Cytat Zamieszczone przez FlatEric Zobacz posta
No właśnie nie do końca - bo liczba przewodnia jest jakąś tam wielkością uśrednioną i nie uwzględnia wpływu otoczenia na oświetlenie lampą, a konkretnie ilości rozproszonego światła odbitego. Przy tej samej liczbie przewodniej, przysłonie i odległości, obiekt będzie inaczej oświetlony w pomalowanym na biało pokoju 10 m2 i inaczej w nocy na dworze.


Tego typu lampy produkowane jeszcze były co najmniej w latach 90., często występując z przyrostkiem Auto w nazwie (w przeciwieństwie do lamp nierozładowujących kondensatora do pełna, określanych jako Thyristor itp.).

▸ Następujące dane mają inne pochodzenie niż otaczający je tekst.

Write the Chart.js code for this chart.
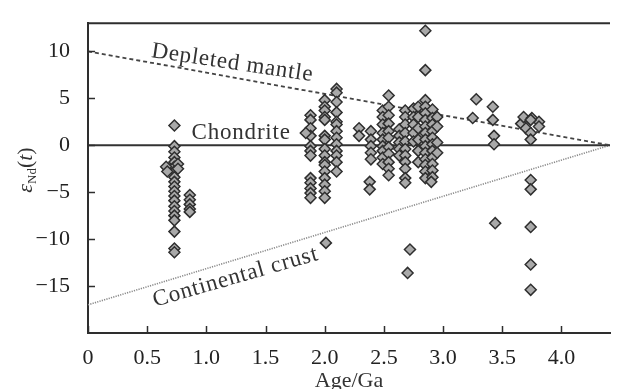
<!DOCTYPE html>
<html>
<head>
<meta charset="utf-8">
<script src="https://cdn.jsdelivr.net/npm/chart.js@4"></script>
<style>
  html, body { margin: 0; padding: 0; background: #fff; }
</style>
</head>
<body>
<canvas id="chart" width="617" height="389"></canvas>
<script>
// axis ticks
const xTicks = [0, 0.5, 1.0, 1.5, 2.0, 2.5, 3.0, 3.5, 4.0];
const yTicks = [-15, -10, -5, 0, 5, 10];

// sample points, [age Ga, eNd(t)]
const group07 = [
  [0.73, 2.1], [0.73, -0.1], [0.73, -0.7], [0.73, -1.3], [0.73, -1.8], [0.73, -2.3],
  [0.73, -2.8], [0.73, -3.4], [0.73, -3.9], [0.73, -4.4], [0.73, -4.9], [0.73, -5.4],
  [0.73, -5.9], [0.73, -6.5], [0.73, -7.0], [0.73, -7.5], [0.73, -8.0], [0.73, -9.2],
  [0.73, -11.0], [0.73, -11.4], [0.66, -2.3], [0.67, -2.8], [0.76, -2.0], [0.76, -2.5],
  [0.86, -5.3], [0.86, -5.8], [0.86, -6.3], [0.86, -6.8], [0.86, -7.1]
];
const group20 = [
  [1.88, 3.2], [1.88, 2.7], [1.88, 1.8], [1.88, 1.0], [1.88, -0.1], [1.88, -0.6],
  [1.88, -1.1], [1.88, -3.5], [1.88, -4.0], [1.88, -4.6], [1.88, -5.1], [1.88, -5.6],
  [1.84, 1.3],
  [2.0, 4.8], [2.0, 4.1], [2.0, 3.7], [2.0, 3.0], [2.0, 2.7], [2.0, 1.0], [2.0, 0.6],
  [2.0, -0.4], [2.0, -1.1], [2.0, -1.8], [2.0, -2.1], [2.0, -2.8], [2.0, -3.5],
  [2.0, -4.2], [2.0, -4.9], [2.0, -5.6], [2.01, -10.4],
  [2.1, 6.0], [2.1, 5.6], [2.1, 4.6], [2.1, 3.5], [2.1, 2.5], [2.1, 2.2], [2.1, 1.5],
  [2.1, 0.8], [2.1, 0.1], [2.1, -0.6], [2.1, -1.1], [2.1, -1.8], [2.1, -2.8]
];
const group25 = [
  [2.29, 1.8], [2.29, 1.0],
  [2.39, 1.5], [2.39, 0.6], [2.39, -0.1], [2.39, -0.8], [2.39, -1.5], [2.38, -3.9], [2.38, -4.7],
  [2.49, 3.7], [2.49, 3.0], [2.49, 2.2], [2.49, 1.3], [2.49, 0.6], [2.49, -0.1],
  [2.49, -0.6], [2.49, -1.3], [2.49, -2.0],
  [2.54, 5.3], [2.54, 4.1], [2.54, 3.2], [2.54, 2.3], [2.54, 1.5], [2.54, 0.8],
  [2.54, -0.2], [2.54, -0.9], [2.54, -1.8], [2.54, -2.5], [2.54, -3.2],
  [2.63, 1.7], [2.63, 1.0], [2.63, 0.3], [2.63, -0.4], [2.63, -1.1],
  [2.68, 3.7], [2.68, 3.0], [2.68, 2.2], [2.68, 1.3], [2.68, 0.4], [2.68, -0.4],
  [2.68, -1.1], [2.68, -1.8], [2.68, -2.5], [2.68, -3.5], [2.68, -4.0],
  [2.72, -11.1], [2.70, -13.6],
  [2.75, 3.9], [2.75, 3.0], [2.75, 2.2], [2.75, 1.3], [2.75, 0.4]
];
const group28 = [
  [2.79, 4.1], [2.79, 3.0], [2.79, 1.8], [2.79, 0.6], [2.79, -0.6], [2.79, -1.8],
  [2.85, 12.2], [2.85, 8.0], [2.85, 4.8], [2.85, 4.1], [2.85, 3.4], [2.85, 2.7],
  [2.85, 2.0], [2.85, 1.3], [2.85, 0.6], [2.85, -0.1], [2.85, -0.8], [2.85, -1.5],
  [2.85, -2.1], [2.85, -2.8], [2.85, -3.5],
  [2.91, 3.8], [2.91, 2.9], [2.91, 2.2], [2.91, 1.5], [2.91, 0.8], [2.91, 0.1],
  [2.91, -0.6], [2.91, -1.3], [2.91, -2.0], [2.91, -2.7], [2.91, -3.4], [2.90, -3.9],
  [2.95, 3.0], [2.95, 2.0], [2.95, 0.3], [2.95, -0.8]
];
const group34 = [
  [3.28, 4.9], [3.25, 2.9], [3.42, 4.1], [3.42, 2.7], [3.43, 1.0], [3.43, 0.1], [3.44, -8.3]
];
const group37 = [
  [3.66, 2.3], [3.68, 3.0], [3.75, 2.9], [3.81, 2.5], [3.81, 2.0], [3.70, 1.8],
  [3.74, 2.7], [3.74, 1.3], [3.74, 0.6], [3.74, -3.7], [3.74, -4.7], [3.74, -8.7],
  [3.74, -12.7], [3.74, -15.4]
];

// evolution lines
const depletedMantle = [[0, 10], [4.41, 0]];
const chondrite = [[0, 0], [4.41, 0]];
const continentalCrust = [[0, -17], [4.41, 0]];

const toXY = arr => arr.map(p => ({ x: p[0], y: p[1] }));
const allSamples = [].concat(group07, group20, group25, group28, group34, group37);

const serif = '"Liberation Serif", "Times New Roman", Times, serif';
const ink = '#2e2e2e';

const decorPlugin = {
  id: 'decor',
  afterDraw(chart) {
    const ctx = chart.ctx;
    const a = chart.chartArea;
    const xs = chart.scales.x, ys = chart.scales.y;
    ctx.save();
    // top frame line
    ctx.strokeStyle = ink;
    ctx.lineWidth = 2;
    ctx.beginPath();
    ctx.moveTo(a.left - 1, a.top);
    ctx.lineTo(a.right, a.top);
    ctx.stroke();
    // inward tick marks
    ctx.lineWidth = 1.5;
    xTicks.forEach(v => {
      const px = Math.round(xs.getPixelForValue(v)) + 0.5;
      ctx.beginPath();
      ctx.moveTo(px, a.bottom);
      ctx.lineTo(px, a.bottom - 7);
      ctx.stroke();
    });
    yTicks.forEach(v => {
      const py = Math.round(ys.getPixelForValue(v)) + 0.5;
      ctx.beginPath();
      ctx.moveTo(a.left, py);
      ctx.lineTo(a.left + 7, py);
      ctx.stroke();
    });

    // annotations
    ctx.fillStyle = '#333';
    ctx.textBaseline = 'alphabetic';
    ctx.textAlign = 'left';
    if ('letterSpacing' in ctx) ctx.letterSpacing = '0.8px';
    ctx.font = '23px ' + serif;

    ctx.save();
    ctx.translate(xs.getPixelForValue(0.53), ys.getPixelForValue(9.4));
    ctx.rotate(8.5 * Math.PI / 180);
    ctx.fillText('Depleted mantle', 0, 0);
    ctx.restore();

    ctx.fillText('Chondrite', xs.getPixelForValue(0.875), ys.getPixelForValue(0.7));

    ctx.save();
    ctx.translate(xs.getPixelForValue(0.565), ys.getPixelForValue(-17.2));
    ctx.rotate(-16 * Math.PI / 180);
    ctx.fillText('Continental crust', 0, 0);
    ctx.restore();

    if ('letterSpacing' in ctx) ctx.letterSpacing = '0px';

    // x title
    ctx.font = '22px ' + serif;
    ctx.textAlign = 'center';
    ctx.fillText('Age/Ga', (a.left + a.right) / 2, 387);

    // y title: eNd(t)
    const parts = [
      { t: '\u03b5', f: 'italic 22px ' + serif, dy: 0 },
      { t: 'Nd', f: '13px ' + serif, dy: 4 },
      { t: '(', f: '22px ' + serif, dy: 0 },
      { t: 't', f: 'italic 22px ' + serif, dy: 0 },
      { t: ')', f: '22px ' + serif, dy: 0 }
    ];
    let total = 0;
    parts.forEach(p => { ctx.font = p.f; p.w = ctx.measureText(p.t).width; total += p.w; });
    ctx.save();
    ctx.translate(25, 170);
    ctx.rotate(-Math.PI / 2);
    ctx.textAlign = 'left';
    let cx = -total / 2;
    parts.forEach(p => {
      ctx.font = p.f;
      ctx.fillText(p.t, cx, 7 + p.dy);
      cx += p.w;
    });
    ctx.restore();
    ctx.restore();
  }
};

new Chart(document.getElementById('chart'), {
  type: 'scatter',
  data: {
    datasets: [
      {
        label: 'Samples',
        data: toXY(allSamples),
        pointStyle: 'rectRot',
        pointRadius: 5.5,
        pointBackgroundColor: '#a9a9a9',
        pointBorderColor: '#2f2f2f',
        pointBorderWidth: 1.5,
        order: 0
      },
      {
        label: 'Depleted mantle',
        data: toXY(depletedMantle),
        showLine: true,
        pointRadius: 0,
        borderColor: '#444',
        borderWidth: 1.8,
        borderDash: [4, 3],
        order: 1
      },
      {
        label: 'Chondrite',
        data: toXY(chondrite),
        showLine: true,
        pointRadius: 0,
        borderColor: '#333',
        borderWidth: 1.8,
        order: 1
      },
      {
        label: 'Continental crust',
        data: toXY(continentalCrust),
        showLine: true,
        pointRadius: 0,
        borderColor: '#8a8a8a',
        borderWidth: 1.6,
        borderDash: [1.2, 1.2],
        order: 1
      }
    ]
  },
  options: {
    responsive: false,
    animation: false,
    devicePixelRatio: 1,
    layout: { padding: { top: 14, right: 0, left: 0, bottom: 0 } },
    plugins: {
      legend: { display: false },
      tooltip: { enabled: false }
    },
    scales: {
      x: {
        type: 'linear',
        min: 0,
        max: 4.41,
        afterBuildTicks: s => { s.ticks = xTicks.map(v => ({ value: v })); },
        afterFit: s => { s.height = 56; },
        grid: { display: false },
        border: { display: true, color: ink, width: 2 },
        ticks: {
          color: '#222',
          padding: 4,
          font: { family: serif, size: 22 },
          callback: v => (v === 0 ? '0' : v.toFixed(1))
        }
      },
      y: {
        type: 'linear',
        min: -20,
        max: 13,
        afterBuildTicks: s => { s.ticks = yTicks.map(v => ({ value: v })); },
        afterFit: s => { s.width = 88; },
        grid: { display: false },
        border: { display: true, color: ink, width: 2 },
        ticks: {
          color: '#222',
          padding: 10,
          font: { family: serif, size: 22 },
          callback: v => (v < 0 ? '\u2212' + Math.abs(v) : String(v))
        }
      }
    }
  },
  plugins: [decorPlugin]
});
</script>
</body>
</html>
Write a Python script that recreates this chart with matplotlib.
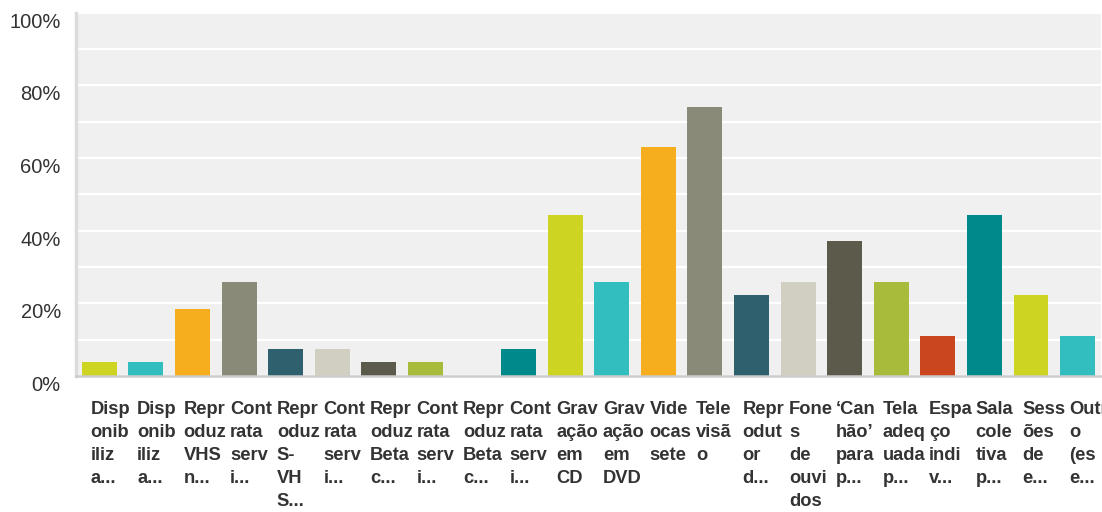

Liczba przewodnia jest właśnie do tego, aby prawidłowo oświetlić obiekt w całkowitej ciemności bez uwzględnienia oświetlenia zastanego lub odbitego. Przy większym udziale światła zastanego trzeba wprowadzać korekty, a tu potrzebne jest doświadczenie lub bracketing. Jakby do tego zagadnienia nie podchodzić, to kluczowe jest doświadczenie, bo wszelkie automatyki głupieją w niektórych warunkach. Używa się także światłomierzy do pomiaru błysku, które uwzględniają te niuanse światła zastanego lub odbitego.